REQUEST: Reproduce the whole listing, character for character.

DATA SEGMENT:
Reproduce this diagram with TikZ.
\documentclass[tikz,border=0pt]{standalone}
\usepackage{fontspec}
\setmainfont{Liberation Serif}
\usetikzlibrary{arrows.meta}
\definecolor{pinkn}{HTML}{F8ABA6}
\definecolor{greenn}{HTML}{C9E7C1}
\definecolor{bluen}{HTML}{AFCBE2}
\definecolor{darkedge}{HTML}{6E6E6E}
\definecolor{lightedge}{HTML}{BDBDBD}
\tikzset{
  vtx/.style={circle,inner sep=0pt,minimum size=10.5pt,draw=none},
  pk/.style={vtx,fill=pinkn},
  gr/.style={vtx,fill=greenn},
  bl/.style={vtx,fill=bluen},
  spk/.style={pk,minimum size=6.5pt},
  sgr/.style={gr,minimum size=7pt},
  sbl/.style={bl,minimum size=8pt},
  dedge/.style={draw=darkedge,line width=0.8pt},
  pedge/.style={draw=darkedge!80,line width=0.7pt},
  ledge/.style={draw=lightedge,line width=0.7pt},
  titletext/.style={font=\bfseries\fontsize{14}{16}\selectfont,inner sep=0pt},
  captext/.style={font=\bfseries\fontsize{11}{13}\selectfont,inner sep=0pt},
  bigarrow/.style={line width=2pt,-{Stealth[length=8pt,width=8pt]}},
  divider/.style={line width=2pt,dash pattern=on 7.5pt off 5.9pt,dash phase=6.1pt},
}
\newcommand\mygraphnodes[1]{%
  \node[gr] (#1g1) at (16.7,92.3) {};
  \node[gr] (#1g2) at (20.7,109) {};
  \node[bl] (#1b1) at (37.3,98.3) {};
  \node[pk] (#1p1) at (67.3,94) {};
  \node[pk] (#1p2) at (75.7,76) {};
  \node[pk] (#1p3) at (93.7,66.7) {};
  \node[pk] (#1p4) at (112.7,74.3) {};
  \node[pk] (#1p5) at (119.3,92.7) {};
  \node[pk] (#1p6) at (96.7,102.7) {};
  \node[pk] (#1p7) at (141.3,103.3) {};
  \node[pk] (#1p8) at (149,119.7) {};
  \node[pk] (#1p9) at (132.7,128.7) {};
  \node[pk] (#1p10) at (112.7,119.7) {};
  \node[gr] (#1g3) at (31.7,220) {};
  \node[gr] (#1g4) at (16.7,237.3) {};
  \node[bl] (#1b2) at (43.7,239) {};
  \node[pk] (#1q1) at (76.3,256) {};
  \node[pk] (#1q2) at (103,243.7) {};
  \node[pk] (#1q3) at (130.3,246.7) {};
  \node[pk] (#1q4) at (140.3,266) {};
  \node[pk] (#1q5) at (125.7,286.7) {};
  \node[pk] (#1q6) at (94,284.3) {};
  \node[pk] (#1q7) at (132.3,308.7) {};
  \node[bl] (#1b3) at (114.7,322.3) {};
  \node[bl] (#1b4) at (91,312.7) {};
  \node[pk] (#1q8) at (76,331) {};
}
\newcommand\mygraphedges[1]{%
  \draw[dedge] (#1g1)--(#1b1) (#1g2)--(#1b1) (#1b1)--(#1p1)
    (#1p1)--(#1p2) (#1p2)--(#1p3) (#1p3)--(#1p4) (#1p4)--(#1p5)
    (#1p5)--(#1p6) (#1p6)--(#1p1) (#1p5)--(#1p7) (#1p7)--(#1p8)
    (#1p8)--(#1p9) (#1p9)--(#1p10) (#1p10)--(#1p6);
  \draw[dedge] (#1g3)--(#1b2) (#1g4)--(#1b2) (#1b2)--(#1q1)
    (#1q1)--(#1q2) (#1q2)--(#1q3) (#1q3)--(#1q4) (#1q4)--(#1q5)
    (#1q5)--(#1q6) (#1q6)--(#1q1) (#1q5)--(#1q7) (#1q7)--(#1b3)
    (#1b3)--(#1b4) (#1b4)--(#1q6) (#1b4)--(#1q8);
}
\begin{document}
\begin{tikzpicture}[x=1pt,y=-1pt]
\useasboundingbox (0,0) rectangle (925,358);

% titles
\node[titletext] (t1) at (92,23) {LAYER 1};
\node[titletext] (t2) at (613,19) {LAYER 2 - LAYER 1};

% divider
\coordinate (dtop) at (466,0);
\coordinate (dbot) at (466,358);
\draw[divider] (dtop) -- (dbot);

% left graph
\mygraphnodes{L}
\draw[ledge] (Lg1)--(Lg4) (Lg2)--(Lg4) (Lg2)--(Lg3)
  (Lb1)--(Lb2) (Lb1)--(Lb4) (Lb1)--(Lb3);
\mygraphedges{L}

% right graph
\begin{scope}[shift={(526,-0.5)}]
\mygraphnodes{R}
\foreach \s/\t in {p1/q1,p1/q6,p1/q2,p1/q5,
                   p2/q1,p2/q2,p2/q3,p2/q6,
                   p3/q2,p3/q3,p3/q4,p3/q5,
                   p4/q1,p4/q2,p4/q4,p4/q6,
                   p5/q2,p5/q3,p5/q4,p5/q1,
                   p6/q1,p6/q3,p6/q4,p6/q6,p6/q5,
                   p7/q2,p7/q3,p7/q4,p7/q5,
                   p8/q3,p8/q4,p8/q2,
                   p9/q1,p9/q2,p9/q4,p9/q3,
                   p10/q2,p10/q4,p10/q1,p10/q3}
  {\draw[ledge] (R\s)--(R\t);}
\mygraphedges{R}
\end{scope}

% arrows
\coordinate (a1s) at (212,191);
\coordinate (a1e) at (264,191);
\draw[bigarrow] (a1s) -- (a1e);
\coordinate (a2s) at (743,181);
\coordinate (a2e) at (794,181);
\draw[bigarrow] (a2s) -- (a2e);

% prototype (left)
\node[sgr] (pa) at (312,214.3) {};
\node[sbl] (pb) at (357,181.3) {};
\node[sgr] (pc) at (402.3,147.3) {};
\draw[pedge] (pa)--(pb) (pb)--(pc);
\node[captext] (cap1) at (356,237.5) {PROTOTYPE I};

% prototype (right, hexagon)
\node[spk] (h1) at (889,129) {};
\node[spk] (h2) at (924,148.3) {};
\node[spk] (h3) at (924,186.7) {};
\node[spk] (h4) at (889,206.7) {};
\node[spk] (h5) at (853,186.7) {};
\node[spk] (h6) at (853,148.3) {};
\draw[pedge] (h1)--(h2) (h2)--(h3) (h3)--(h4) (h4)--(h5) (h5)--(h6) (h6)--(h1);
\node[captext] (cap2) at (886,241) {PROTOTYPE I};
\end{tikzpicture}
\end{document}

TASK RESULT:
Reproduce this diagram with TikZ.
\documentclass[tikz,border=0pt]{standalone}
\usepackage{fontspec}
\setmainfont{Liberation Serif}
\usetikzlibrary{arrows.meta}
\definecolor{pinkn}{HTML}{F8ABA6}
\definecolor{greenn}{HTML}{C9E7C1}
\definecolor{bluen}{HTML}{AFCBE2}
\definecolor{darkedge}{HTML}{6E6E6E}
\definecolor{lightedge}{HTML}{BDBDBD}
\tikzset{
  vtx/.style={circle,inner sep=0pt,minimum size=10.5pt,draw=none},
  pk/.style={vtx,fill=pinkn},
  gr/.style={vtx,fill=greenn},
  bl/.style={vtx,fill=bluen},
  spk/.style={pk,minimum size=6.5pt},
  sgr/.style={gr,minimum size=7pt},
  sbl/.style={bl,minimum size=8pt},
  dedge/.style={draw=darkedge,line width=0.8pt},
  pedge/.style={draw=darkedge!80,line width=0.7pt},
  ledge/.style={draw=lightedge,line width=0.7pt},
  titletext/.style={font=\bfseries\fontsize{14}{16}\selectfont,inner sep=0pt},
  captext/.style={font=\bfseries\fontsize{11}{13}\selectfont,inner sep=0pt},
  bigarrow/.style={line width=2pt,-{Stealth[length=8pt,width=8pt]}},
  divider/.style={line width=2pt,dash pattern=on 7.5pt off 5.9pt,dash phase=6.1pt},
}
\newcommand\mygraphnodes[1]{%
  \node[gr] (#1g1) at (16.7,92.3) {};
  \node[gr] (#1g2) at (20.7,109) {};
  \node[bl] (#1b1) at (37.3,98.3) {};
  \node[pk] (#1p1) at (67.3,94) {};
  \node[pk] (#1p2) at (75.7,76) {};
  \node[pk] (#1p3) at (93.7,66.7) {};
  \node[pk] (#1p4) at (112.7,74.3) {};
  \node[pk] (#1p5) at (119.3,92.7) {};
  \node[pk] (#1p6) at (96.7,102.7) {};
  \node[pk] (#1p7) at (141.3,103.3) {};
  \node[pk] (#1p8) at (149,119.7) {};
  \node[pk] (#1p9) at (132.7,128.7) {};
  \node[pk] (#1p10) at (112.7,119.7) {};
  \node[gr] (#1g3) at (31.7,220) {};
  \node[gr] (#1g4) at (16.7,237.3) {};
  \node[bl] (#1b2) at (43.7,239) {};
  \node[pk] (#1q1) at (76.3,256) {};
  \node[pk] (#1q2) at (103,243.7) {};
  \node[pk] (#1q3) at (130.3,246.7) {};
  \node[pk] (#1q4) at (140.3,266) {};
  \node[pk] (#1q5) at (125.7,286.7) {};
  \node[pk] (#1q6) at (94,284.3) {};
  \node[pk] (#1q7) at (132.3,308.7) {};
  \node[bl] (#1b3) at (114.7,322.3) {};
  \node[bl] (#1b4) at (91,312.7) {};
  \node[pk] (#1q8) at (76,331) {};
}
\newcommand\mygraphedges[1]{%
  \draw[dedge] (#1g1)--(#1b1) (#1g2)--(#1b1) (#1b1)--(#1p1)
    (#1p1)--(#1p2) (#1p2)--(#1p3) (#1p3)--(#1p4) (#1p4)--(#1p5)
    (#1p5)--(#1p6) (#1p6)--(#1p1) (#1p5)--(#1p7) (#1p7)--(#1p8)
    (#1p8)--(#1p9) (#1p9)--(#1p10) (#1p10)--(#1p6);
  \draw[dedge] (#1g3)--(#1b2) (#1g4)--(#1b2) (#1b2)--(#1q1)
    (#1q1)--(#1q2) (#1q2)--(#1q3) (#1q3)--(#1q4) (#1q4)--(#1q5)
    (#1q5)--(#1q6) (#1q6)--(#1q1) (#1q5)--(#1q7) (#1q7)--(#1b3)
    (#1b3)--(#1b4) (#1b4)--(#1q6) (#1b4)--(#1q8);
}
\begin{document}
\begin{tikzpicture}[x=1pt,y=-1pt]
\useasboundingbox (0,0) rectangle (925,358);

% titles
\node[titletext] (t1) at (92,23) {LAYER 1};
\node[titletext] (t2) at (613,19) {LAYER 2 - LAYER 1};

% divider
\coordinate (dtop) at (466,0);
\coordinate (dbot) at (466,358);
\draw[divider] (dtop) -- (dbot);

% left graph
\mygraphnodes{L}
\draw[ledge] (Lg1)--(Lg4) (Lg2)--(Lg4) (Lg2)--(Lg3)
  (Lb1)--(Lb2) (Lb1)--(Lb4) (Lb1)--(Lb3);
\mygraphedges{L}

% right graph
\begin{scope}[shift={(526,-0.5)}]
\mygraphnodes{R}
\foreach \s/\t in {p1/q1,p1/q6,p1/q2,p1/q5,
                   p2/q1,p2/q2,p2/q3,p2/q6,
                   p3/q2,p3/q3,p3/q4,p3/q5,
                   p4/q1,p4/q2,p4/q4,p4/q6,
                   p5/q2,p5/q3,p5/q4,p5/q1,
                   p6/q1,p6/q3,p6/q4,p6/q6,p6/q5,
                   p7/q2,p7/q3,p7/q4,p7/q5,
                   p8/q3,p8/q4,p8/q2,
                   p9/q1,p9/q2,p9/q4,p9/q3,
                   p10/q2,p10/q4,p10/q1,p10/q3}
  {\draw[ledge] (R\s)--(R\t);}
\mygraphedges{R}
\end{scope}

% arrows
\coordinate (a1s) at (212,191);
\coordinate (a1e) at (264,191);
\draw[bigarrow] (a1s) -- (a1e);
\coordinate (a2s) at (743,181);
\coordinate (a2e) at (794,181);
\draw[bigarrow] (a2s) -- (a2e);

% prototype (left)
\node[sgr] (pa) at (312,214.3) {};
\node[sbl] (pb) at (357,181.3) {};
\node[sgr] (pc) at (402.3,147.3) {};
\draw[pedge] (pa)--(pb) (pb)--(pc);
\node[captext] (cap1) at (356,237.5) {PROTOTYPE I};

% prototype (right, hexagon)
\node[spk] (h1) at (889,129) {};
\node[spk] (h2) at (924,148.3) {};
\node[spk] (h3) at (924,186.7) {};
\node[spk] (h4) at (889,206.7) {};
\node[spk] (h5) at (853,186.7) {};
\node[spk] (h6) at (853,148.3) {};
\draw[pedge] (h1)--(h2) (h2)--(h3) (h3)--(h4) (h4)--(h5) (h5)--(h6) (h6)--(h1);
\node[captext] (cap2) at (886,241) {PROTOTYPE I};
\end{tikzpicture}
\end{document}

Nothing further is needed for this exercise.